• **Problem to solve**
Repeat each line word for word.

• **Dataset extract**
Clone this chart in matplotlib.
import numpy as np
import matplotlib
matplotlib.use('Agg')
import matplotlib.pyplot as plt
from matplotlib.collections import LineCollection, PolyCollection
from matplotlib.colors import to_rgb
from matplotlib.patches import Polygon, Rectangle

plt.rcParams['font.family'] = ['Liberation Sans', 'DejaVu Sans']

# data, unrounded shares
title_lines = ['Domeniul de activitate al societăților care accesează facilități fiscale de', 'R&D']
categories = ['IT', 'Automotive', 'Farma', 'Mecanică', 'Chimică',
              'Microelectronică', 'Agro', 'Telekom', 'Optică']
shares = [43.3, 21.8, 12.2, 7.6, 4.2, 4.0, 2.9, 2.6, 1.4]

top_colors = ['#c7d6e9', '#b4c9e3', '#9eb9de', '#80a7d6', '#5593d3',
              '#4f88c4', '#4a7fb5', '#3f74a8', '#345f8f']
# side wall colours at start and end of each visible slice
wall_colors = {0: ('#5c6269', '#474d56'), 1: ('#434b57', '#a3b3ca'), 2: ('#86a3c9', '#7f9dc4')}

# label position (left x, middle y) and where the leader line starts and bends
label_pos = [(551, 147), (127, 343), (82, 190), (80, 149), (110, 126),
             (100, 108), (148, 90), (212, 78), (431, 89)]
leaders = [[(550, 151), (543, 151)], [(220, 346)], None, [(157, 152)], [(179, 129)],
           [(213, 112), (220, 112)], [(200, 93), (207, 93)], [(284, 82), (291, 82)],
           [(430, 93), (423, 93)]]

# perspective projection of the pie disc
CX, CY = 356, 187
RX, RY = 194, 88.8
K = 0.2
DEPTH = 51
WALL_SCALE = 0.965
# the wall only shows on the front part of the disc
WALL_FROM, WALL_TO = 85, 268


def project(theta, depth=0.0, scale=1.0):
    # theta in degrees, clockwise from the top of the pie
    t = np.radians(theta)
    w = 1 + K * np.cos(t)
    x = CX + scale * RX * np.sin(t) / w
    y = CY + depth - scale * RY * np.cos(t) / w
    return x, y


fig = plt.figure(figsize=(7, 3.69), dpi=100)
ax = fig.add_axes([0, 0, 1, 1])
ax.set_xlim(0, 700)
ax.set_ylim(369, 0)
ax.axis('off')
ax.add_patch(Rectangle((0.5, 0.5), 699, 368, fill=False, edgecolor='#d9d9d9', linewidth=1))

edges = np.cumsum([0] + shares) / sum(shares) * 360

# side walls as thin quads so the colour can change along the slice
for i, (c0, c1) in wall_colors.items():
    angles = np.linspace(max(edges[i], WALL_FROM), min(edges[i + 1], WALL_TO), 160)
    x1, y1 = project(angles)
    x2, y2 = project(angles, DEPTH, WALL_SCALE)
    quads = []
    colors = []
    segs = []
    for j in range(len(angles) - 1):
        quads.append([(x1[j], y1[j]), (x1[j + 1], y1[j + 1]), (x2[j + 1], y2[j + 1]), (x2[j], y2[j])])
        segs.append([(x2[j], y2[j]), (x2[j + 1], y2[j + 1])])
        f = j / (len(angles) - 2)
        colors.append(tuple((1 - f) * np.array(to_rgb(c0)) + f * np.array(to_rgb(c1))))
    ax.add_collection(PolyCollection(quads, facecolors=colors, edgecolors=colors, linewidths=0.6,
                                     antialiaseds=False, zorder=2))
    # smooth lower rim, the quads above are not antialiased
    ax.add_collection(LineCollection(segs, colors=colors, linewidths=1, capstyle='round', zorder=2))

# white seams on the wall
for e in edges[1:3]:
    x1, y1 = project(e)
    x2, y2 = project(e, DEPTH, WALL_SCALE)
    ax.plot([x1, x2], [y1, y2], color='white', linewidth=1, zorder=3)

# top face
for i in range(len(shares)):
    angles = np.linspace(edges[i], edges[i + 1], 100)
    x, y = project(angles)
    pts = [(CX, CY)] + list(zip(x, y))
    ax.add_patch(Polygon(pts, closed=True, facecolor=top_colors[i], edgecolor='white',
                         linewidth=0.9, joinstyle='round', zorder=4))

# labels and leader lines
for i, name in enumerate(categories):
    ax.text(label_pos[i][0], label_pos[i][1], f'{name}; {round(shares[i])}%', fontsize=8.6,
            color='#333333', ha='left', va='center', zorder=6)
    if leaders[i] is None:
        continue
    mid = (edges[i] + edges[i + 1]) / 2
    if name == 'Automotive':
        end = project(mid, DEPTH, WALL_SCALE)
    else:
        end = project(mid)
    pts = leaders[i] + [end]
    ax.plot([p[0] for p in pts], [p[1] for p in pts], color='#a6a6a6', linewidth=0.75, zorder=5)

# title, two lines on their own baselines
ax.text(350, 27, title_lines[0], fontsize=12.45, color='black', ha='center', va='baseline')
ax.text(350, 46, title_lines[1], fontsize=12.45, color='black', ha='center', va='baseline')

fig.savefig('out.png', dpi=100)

• **Final result**
Clone this chart in matplotlib.
import numpy as np
import matplotlib
matplotlib.use('Agg')
import matplotlib.pyplot as plt
from matplotlib.collections import LineCollection, PolyCollection
from matplotlib.colors import to_rgb
from matplotlib.patches import Polygon, Rectangle

plt.rcParams['font.family'] = ['Liberation Sans', 'DejaVu Sans']

# data, unrounded shares
title_lines = ['Domeniul de activitate al societăților care accesează facilități fiscale de', 'R&D']
categories = ['IT', 'Automotive', 'Farma', 'Mecanică', 'Chimică',
              'Microelectronică', 'Agro', 'Telekom', 'Optică']
shares = [43.3, 21.8, 12.2, 7.6, 4.2, 4.0, 2.9, 2.6, 1.4]

top_colors = ['#c7d6e9', '#b4c9e3', '#9eb9de', '#80a7d6', '#5593d3',
              '#4f88c4', '#4a7fb5', '#3f74a8', '#345f8f']
# side wall colours at start and end of each visible slice
wall_colors = {0: ('#5c6269', '#474d56'), 1: ('#434b57', '#a3b3ca'), 2: ('#86a3c9', '#7f9dc4')}

# label position (left x, middle y) and where the leader line starts and bends
label_pos = [(551, 147), (127, 343), (82, 190), (80, 149), (110, 126),
             (100, 108), (148, 90), (212, 78), (431, 89)]
leaders = [[(550, 151), (543, 151)], [(220, 346)], None, [(157, 152)], [(179, 129)],
           [(213, 112), (220, 112)], [(200, 93), (207, 93)], [(284, 82), (291, 82)],
           [(430, 93), (423, 93)]]

# perspective projection of the pie disc
CX, CY = 356, 187
RX, RY = 194, 88.8
K = 0.2
DEPTH = 51
WALL_SCALE = 0.965
# the wall only shows on the front part of the disc
WALL_FROM, WALL_TO = 85, 268


def project(theta, depth=0.0, scale=1.0):
    # theta in degrees, clockwise from the top of the pie
    t = np.radians(theta)
    w = 1 + K * np.cos(t)
    x = CX + scale * RX * np.sin(t) / w
    y = CY + depth - scale * RY * np.cos(t) / w
    return x, y


fig = plt.figure(figsize=(7, 3.69), dpi=100)
ax = fig.add_axes([0, 0, 1, 1])
ax.set_xlim(0, 700)
ax.set_ylim(369, 0)
ax.axis('off')
ax.add_patch(Rectangle((0.5, 0.5), 699, 368, fill=False, edgecolor='#d9d9d9', linewidth=1))

edges = np.cumsum([0] + shares) / sum(shares) * 360

# side walls as thin quads so the colour can change along the slice
for i, (c0, c1) in wall_colors.items():
    angles = np.linspace(max(edges[i], WALL_FROM), min(edges[i + 1], WALL_TO), 160)
    x1, y1 = project(angles)
    x2, y2 = project(angles, DEPTH, WALL_SCALE)
    quads = []
    colors = []
    segs = []
    for j in range(len(angles) - 1):
        quads.append([(x1[j], y1[j]), (x1[j + 1], y1[j + 1]), (x2[j + 1], y2[j + 1]), (x2[j], y2[j])])
        segs.append([(x2[j], y2[j]), (x2[j + 1], y2[j + 1])])
        f = j / (len(angles) - 2)
        colors.append(tuple((1 - f) * np.array(to_rgb(c0)) + f * np.array(to_rgb(c1))))
    ax.add_collection(PolyCollection(quads, facecolors=colors, edgecolors=colors, linewidths=0.6,
                                     antialiaseds=False, zorder=2))
    # smooth lower rim, the quads above are not antialiased
    ax.add_collection(LineCollection(segs, colors=colors, linewidths=1, capstyle='round', zorder=2))

# white seams on the wall
for e in edges[1:3]:
    x1, y1 = project(e)
    x2, y2 = project(e, DEPTH, WALL_SCALE)
    ax.plot([x1, x2], [y1, y2], color='white', linewidth=1, zorder=3)

# top face
for i in range(len(shares)):
    angles = np.linspace(edges[i], edges[i + 1], 100)
    x, y = project(angles)
    pts = [(CX, CY)] + list(zip(x, y))
    ax.add_patch(Polygon(pts, closed=True, facecolor=top_colors[i], edgecolor='white',
                         linewidth=0.9, joinstyle='round', zorder=4))

# labels and leader lines
for i, name in enumerate(categories):
    ax.text(label_pos[i][0], label_pos[i][1], f'{name}; {round(shares[i])}%', fontsize=8.6,
            color='#333333', ha='left', va='center', zorder=6)
    if leaders[i] is None:
        continue
    mid = (edges[i] + edges[i + 1]) / 2
    if name == 'Automotive':
        end = project(mid, DEPTH, WALL_SCALE)
    else:
        end = project(mid)
    pts = leaders[i] + [end]
    ax.plot([p[0] for p in pts], [p[1] for p in pts], color='#a6a6a6', linewidth=0.75, zorder=5)

# title, two lines on their own baselines
ax.text(350, 27, title_lines[0], fontsize=12.45, color='black', ha='center', va='baseline')
ax.text(350, 46, title_lines[1], fontsize=12.45, color='black', ha='center', va='baseline')

fig.savefig('out.png', dpi=100)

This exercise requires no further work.